**WHAT IS NEEDED:** The listing below should be printed exactly, every line of it. Skip the pictures.

**GIVEN DATA:**
====
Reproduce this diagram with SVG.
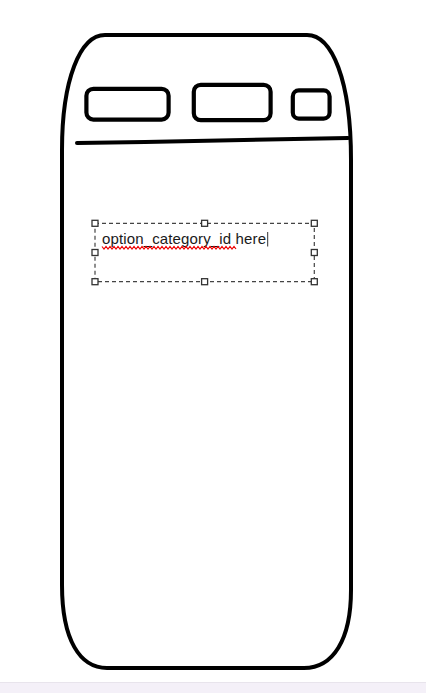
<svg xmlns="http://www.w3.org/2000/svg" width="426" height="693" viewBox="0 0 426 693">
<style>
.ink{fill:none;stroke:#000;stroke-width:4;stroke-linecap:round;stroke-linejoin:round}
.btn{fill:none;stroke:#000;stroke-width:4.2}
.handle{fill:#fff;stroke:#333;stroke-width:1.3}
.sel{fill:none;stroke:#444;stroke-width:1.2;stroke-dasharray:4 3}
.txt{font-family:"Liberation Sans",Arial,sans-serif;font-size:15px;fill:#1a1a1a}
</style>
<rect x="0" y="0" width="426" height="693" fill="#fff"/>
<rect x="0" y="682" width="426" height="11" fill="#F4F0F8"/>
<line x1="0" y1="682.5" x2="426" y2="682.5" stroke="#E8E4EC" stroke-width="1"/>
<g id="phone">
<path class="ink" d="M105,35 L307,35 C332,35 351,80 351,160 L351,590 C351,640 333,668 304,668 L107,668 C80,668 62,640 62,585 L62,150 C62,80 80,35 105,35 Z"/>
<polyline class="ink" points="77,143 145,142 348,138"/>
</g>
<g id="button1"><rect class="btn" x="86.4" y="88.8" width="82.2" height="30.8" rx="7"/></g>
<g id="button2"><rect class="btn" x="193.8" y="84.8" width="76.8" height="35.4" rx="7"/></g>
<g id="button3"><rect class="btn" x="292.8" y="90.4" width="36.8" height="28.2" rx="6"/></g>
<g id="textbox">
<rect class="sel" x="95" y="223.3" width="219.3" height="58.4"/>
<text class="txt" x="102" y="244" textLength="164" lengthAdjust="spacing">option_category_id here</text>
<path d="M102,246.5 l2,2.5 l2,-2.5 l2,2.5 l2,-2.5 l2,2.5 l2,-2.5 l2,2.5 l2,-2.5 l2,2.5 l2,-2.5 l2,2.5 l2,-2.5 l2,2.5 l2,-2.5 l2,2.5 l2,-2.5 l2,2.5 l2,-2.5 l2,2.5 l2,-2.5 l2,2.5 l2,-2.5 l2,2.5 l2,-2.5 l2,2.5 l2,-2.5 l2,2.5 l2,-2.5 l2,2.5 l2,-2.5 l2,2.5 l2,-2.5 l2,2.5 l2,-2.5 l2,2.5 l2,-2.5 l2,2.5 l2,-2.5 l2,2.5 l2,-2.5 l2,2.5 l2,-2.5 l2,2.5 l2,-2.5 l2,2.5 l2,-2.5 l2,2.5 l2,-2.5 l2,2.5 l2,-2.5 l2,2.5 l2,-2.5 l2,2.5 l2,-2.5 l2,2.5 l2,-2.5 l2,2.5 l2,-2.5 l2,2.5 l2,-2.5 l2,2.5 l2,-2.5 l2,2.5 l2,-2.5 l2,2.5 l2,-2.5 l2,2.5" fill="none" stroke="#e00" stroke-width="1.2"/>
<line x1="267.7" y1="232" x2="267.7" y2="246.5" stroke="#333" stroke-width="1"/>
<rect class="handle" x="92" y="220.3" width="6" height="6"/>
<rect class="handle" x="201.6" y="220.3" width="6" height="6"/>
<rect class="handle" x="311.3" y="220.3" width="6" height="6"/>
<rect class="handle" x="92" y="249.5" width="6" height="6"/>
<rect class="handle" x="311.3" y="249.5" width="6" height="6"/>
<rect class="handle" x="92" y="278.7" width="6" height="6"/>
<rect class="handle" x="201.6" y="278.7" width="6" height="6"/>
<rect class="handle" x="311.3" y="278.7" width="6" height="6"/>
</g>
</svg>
====
**COMPLETE RESPONSE:**
Reproduce this diagram with SVG.
<svg xmlns="http://www.w3.org/2000/svg" width="426" height="693" viewBox="0 0 426 693">
<style>
.ink{fill:none;stroke:#000;stroke-width:4;stroke-linecap:round;stroke-linejoin:round}
.btn{fill:none;stroke:#000;stroke-width:4.2}
.handle{fill:#fff;stroke:#333;stroke-width:1.3}
.sel{fill:none;stroke:#444;stroke-width:1.2;stroke-dasharray:4 3}
.txt{font-family:"Liberation Sans",Arial,sans-serif;font-size:15px;fill:#1a1a1a}
</style>
<rect x="0" y="0" width="426" height="693" fill="#fff"/>
<rect x="0" y="682" width="426" height="11" fill="#F4F0F8"/>
<line x1="0" y1="682.5" x2="426" y2="682.5" stroke="#E8E4EC" stroke-width="1"/>
<g id="phone">
<path class="ink" d="M105,35 L307,35 C332,35 351,80 351,160 L351,590 C351,640 333,668 304,668 L107,668 C80,668 62,640 62,585 L62,150 C62,80 80,35 105,35 Z"/>
<polyline class="ink" points="77,143 145,142 348,138"/>
</g>
<g id="button1"><rect class="btn" x="86.4" y="88.8" width="82.2" height="30.8" rx="7"/></g>
<g id="button2"><rect class="btn" x="193.8" y="84.8" width="76.8" height="35.4" rx="7"/></g>
<g id="button3"><rect class="btn" x="292.8" y="90.4" width="36.8" height="28.2" rx="6"/></g>
<g id="textbox">
<rect class="sel" x="95" y="223.3" width="219.3" height="58.4"/>
<text class="txt" x="102" y="244" textLength="164" lengthAdjust="spacing">option_category_id here</text>
<path d="M102,246.5 l2,2.5 l2,-2.5 l2,2.5 l2,-2.5 l2,2.5 l2,-2.5 l2,2.5 l2,-2.5 l2,2.5 l2,-2.5 l2,2.5 l2,-2.5 l2,2.5 l2,-2.5 l2,2.5 l2,-2.5 l2,2.5 l2,-2.5 l2,2.5 l2,-2.5 l2,2.5 l2,-2.5 l2,2.5 l2,-2.5 l2,2.5 l2,-2.5 l2,2.5 l2,-2.5 l2,2.5 l2,-2.5 l2,2.5 l2,-2.5 l2,2.5 l2,-2.5 l2,2.5 l2,-2.5 l2,2.5 l2,-2.5 l2,2.5 l2,-2.5 l2,2.5 l2,-2.5 l2,2.5 l2,-2.5 l2,2.5 l2,-2.5 l2,2.5 l2,-2.5 l2,2.5 l2,-2.5 l2,2.5 l2,-2.5 l2,2.5 l2,-2.5 l2,2.5 l2,-2.5 l2,2.5 l2,-2.5 l2,2.5 l2,-2.5 l2,2.5 l2,-2.5 l2,2.5 l2,-2.5 l2,2.5 l2,-2.5 l2,2.5" fill="none" stroke="#e00" stroke-width="1.2"/>
<line x1="267.7" y1="232" x2="267.7" y2="246.5" stroke="#333" stroke-width="1"/>
<rect class="handle" x="92" y="220.3" width="6" height="6"/>
<rect class="handle" x="201.6" y="220.3" width="6" height="6"/>
<rect class="handle" x="311.3" y="220.3" width="6" height="6"/>
<rect class="handle" x="92" y="249.5" width="6" height="6"/>
<rect class="handle" x="311.3" y="249.5" width="6" height="6"/>
<rect class="handle" x="92" y="278.7" width="6" height="6"/>
<rect class="handle" x="201.6" y="278.7" width="6" height="6"/>
<rect class="handle" x="311.3" y="278.7" width="6" height="6"/>
</g>
</svg>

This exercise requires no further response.